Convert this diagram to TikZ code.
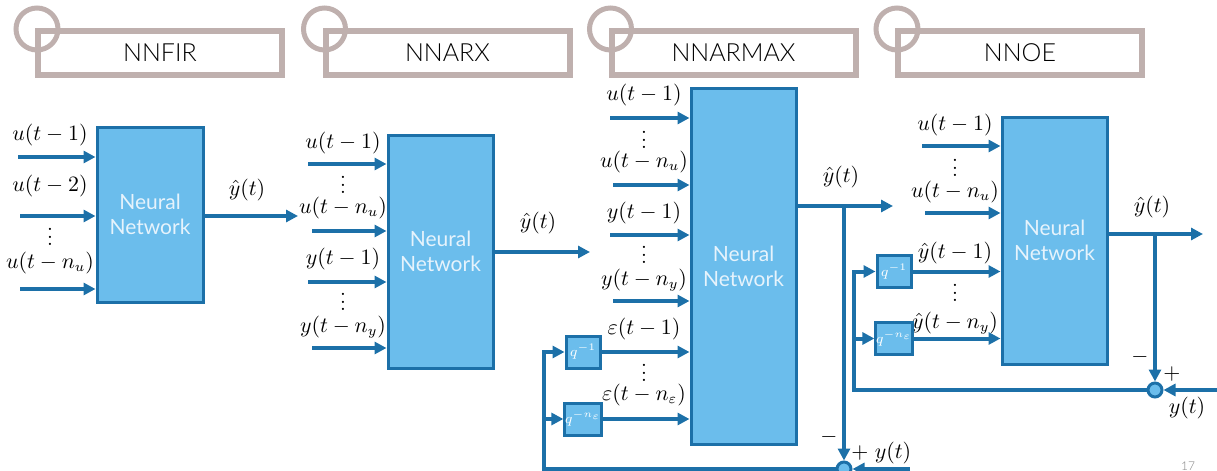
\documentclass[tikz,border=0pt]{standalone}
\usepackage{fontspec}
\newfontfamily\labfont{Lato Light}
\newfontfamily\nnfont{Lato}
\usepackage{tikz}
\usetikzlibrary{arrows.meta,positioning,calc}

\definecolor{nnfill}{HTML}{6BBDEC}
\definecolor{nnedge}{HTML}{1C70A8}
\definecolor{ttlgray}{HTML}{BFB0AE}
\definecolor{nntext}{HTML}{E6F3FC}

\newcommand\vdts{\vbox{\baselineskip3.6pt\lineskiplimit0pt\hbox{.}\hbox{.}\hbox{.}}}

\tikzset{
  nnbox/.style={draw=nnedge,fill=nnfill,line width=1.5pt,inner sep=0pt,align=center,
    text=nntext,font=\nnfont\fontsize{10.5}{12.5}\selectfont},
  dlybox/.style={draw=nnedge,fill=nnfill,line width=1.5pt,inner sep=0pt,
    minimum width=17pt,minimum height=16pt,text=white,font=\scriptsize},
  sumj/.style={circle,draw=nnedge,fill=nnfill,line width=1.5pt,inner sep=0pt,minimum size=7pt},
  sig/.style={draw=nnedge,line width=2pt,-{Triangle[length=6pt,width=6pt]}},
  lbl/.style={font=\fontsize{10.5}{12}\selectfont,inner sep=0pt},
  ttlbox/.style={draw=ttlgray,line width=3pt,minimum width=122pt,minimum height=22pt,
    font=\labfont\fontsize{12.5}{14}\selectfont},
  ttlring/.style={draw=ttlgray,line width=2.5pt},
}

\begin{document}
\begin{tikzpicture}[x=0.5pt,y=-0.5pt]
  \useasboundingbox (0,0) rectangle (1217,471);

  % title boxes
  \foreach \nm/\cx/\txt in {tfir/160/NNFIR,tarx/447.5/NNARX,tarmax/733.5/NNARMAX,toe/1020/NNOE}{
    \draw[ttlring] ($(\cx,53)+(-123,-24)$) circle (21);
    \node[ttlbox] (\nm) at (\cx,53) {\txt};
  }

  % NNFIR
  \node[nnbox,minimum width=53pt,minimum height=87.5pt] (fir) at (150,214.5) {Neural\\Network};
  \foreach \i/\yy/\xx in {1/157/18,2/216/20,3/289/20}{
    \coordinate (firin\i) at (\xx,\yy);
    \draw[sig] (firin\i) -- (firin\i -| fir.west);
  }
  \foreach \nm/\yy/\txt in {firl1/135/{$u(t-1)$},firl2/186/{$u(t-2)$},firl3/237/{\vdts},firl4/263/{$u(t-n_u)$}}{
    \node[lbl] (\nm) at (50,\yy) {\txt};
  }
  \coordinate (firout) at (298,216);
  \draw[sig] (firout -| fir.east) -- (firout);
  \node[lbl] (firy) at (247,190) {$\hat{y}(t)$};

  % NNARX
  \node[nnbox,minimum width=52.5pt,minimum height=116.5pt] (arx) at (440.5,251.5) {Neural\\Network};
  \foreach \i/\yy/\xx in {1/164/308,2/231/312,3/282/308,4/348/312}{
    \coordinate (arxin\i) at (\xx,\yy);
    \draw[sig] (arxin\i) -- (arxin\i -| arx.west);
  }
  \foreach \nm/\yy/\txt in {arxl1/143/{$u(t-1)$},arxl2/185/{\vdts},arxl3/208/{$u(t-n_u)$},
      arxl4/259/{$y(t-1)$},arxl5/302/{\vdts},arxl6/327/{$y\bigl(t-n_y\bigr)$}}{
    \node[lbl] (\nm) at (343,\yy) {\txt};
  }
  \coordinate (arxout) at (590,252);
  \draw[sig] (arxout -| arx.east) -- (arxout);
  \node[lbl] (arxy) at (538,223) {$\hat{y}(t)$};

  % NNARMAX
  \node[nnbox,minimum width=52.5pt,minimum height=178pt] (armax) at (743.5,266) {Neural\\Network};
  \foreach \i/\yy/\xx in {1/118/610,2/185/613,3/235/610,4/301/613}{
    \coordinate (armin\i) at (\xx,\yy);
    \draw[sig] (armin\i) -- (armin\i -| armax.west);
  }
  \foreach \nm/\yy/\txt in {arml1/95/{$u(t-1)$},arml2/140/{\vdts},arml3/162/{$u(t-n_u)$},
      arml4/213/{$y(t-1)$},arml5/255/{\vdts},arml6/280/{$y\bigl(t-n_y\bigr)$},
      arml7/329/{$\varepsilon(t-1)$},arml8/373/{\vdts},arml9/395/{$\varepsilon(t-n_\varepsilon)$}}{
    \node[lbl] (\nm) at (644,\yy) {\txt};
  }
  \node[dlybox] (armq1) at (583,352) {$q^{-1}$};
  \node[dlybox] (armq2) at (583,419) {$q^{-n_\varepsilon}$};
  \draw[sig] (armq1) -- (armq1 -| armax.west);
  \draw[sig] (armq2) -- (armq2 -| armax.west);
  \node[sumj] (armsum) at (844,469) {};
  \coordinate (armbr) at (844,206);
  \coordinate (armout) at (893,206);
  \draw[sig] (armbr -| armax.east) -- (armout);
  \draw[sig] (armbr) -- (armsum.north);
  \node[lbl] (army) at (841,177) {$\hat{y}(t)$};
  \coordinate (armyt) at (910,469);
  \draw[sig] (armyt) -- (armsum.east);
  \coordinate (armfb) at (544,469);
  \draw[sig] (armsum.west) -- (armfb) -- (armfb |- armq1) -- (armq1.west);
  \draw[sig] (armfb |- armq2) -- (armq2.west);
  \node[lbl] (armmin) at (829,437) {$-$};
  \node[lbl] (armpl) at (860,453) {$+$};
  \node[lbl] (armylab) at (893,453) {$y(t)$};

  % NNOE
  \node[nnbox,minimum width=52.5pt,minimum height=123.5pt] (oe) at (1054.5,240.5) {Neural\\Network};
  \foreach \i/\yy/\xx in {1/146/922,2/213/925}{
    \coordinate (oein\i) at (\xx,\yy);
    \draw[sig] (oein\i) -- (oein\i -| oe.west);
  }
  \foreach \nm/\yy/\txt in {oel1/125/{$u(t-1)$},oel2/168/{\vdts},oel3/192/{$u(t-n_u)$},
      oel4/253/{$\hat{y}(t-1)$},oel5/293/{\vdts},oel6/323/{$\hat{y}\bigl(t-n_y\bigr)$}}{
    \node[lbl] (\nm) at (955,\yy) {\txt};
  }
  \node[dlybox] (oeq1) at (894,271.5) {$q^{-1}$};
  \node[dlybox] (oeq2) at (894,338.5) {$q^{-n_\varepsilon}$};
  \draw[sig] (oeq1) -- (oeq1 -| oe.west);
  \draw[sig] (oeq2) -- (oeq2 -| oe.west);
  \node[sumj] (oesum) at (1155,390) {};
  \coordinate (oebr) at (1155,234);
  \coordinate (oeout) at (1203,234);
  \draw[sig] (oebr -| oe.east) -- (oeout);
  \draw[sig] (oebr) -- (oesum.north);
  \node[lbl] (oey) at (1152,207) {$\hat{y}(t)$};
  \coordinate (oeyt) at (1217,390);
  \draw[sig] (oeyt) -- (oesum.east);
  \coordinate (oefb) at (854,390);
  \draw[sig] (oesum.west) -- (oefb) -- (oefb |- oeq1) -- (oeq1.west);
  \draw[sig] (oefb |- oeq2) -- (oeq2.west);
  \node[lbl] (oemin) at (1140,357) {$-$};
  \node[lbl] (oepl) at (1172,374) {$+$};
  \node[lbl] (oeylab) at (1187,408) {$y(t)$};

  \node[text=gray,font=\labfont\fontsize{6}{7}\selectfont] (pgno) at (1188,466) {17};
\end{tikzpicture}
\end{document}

..........

Repeat, with no pictures, each line from the beginning of the data through the line containing "(firy) at (247,190)", inclusive.

Convert this diagram to TikZ code.
\documentclass[tikz,border=0pt]{standalone}
\usepackage{fontspec}
\newfontfamily\labfont{Lato Light}
\newfontfamily\nnfont{Lato}
\usepackage{tikz}
\usetikzlibrary{arrows.meta,positioning,calc}

\definecolor{nnfill}{HTML}{6BBDEC}
\definecolor{nnedge}{HTML}{1C70A8}
\definecolor{ttlgray}{HTML}{BFB0AE}
\definecolor{nntext}{HTML}{E6F3FC}

\newcommand\vdts{\vbox{\baselineskip3.6pt\lineskiplimit0pt\hbox{.}\hbox{.}\hbox{.}}}

\tikzset{
  nnbox/.style={draw=nnedge,fill=nnfill,line width=1.5pt,inner sep=0pt,align=center,
    text=nntext,font=\nnfont\fontsize{10.5}{12.5}\selectfont},
  dlybox/.style={draw=nnedge,fill=nnfill,line width=1.5pt,inner sep=0pt,
    minimum width=17pt,minimum height=16pt,text=white,font=\scriptsize},
  sumj/.style={circle,draw=nnedge,fill=nnfill,line width=1.5pt,inner sep=0pt,minimum size=7pt},
  sig/.style={draw=nnedge,line width=2pt,-{Triangle[length=6pt,width=6pt]}},
  lbl/.style={font=\fontsize{10.5}{12}\selectfont,inner sep=0pt},
  ttlbox/.style={draw=ttlgray,line width=3pt,minimum width=122pt,minimum height=22pt,
    font=\labfont\fontsize{12.5}{14}\selectfont},
  ttlring/.style={draw=ttlgray,line width=2.5pt},
}

\begin{document}
\begin{tikzpicture}[x=0.5pt,y=-0.5pt]
  \useasboundingbox (0,0) rectangle (1217,471);

  % title boxes
  \foreach \nm/\cx/\txt in {tfir/160/NNFIR,tarx/447.5/NNARX,tarmax/733.5/NNARMAX,toe/1020/NNOE}{
    \draw[ttlring] ($(\cx,53)+(-123,-24)$) circle (21);
    \node[ttlbox] (\nm) at (\cx,53) {\txt};
  }

  % NNFIR
  \node[nnbox,minimum width=53pt,minimum height=87.5pt] (fir) at (150,214.5) {Neural\\Network};
  \foreach \i/\yy/\xx in {1/157/18,2/216/20,3/289/20}{
    \coordinate (firin\i) at (\xx,\yy);
    \draw[sig] (firin\i) -- (firin\i -| fir.west);
  }
  \foreach \nm/\yy/\txt in {firl1/135/{$u(t-1)$},firl2/186/{$u(t-2)$},firl3/237/{\vdts},firl4/263/{$u(t-n_u)$}}{
    \node[lbl] (\nm) at (50,\yy) {\txt};
  }
  \coordinate (firout) at (298,216);
  \draw[sig] (firout -| fir.east) -- (firout);
  \node[lbl] (firy) at (247,190) {$\hat{y}(t)$};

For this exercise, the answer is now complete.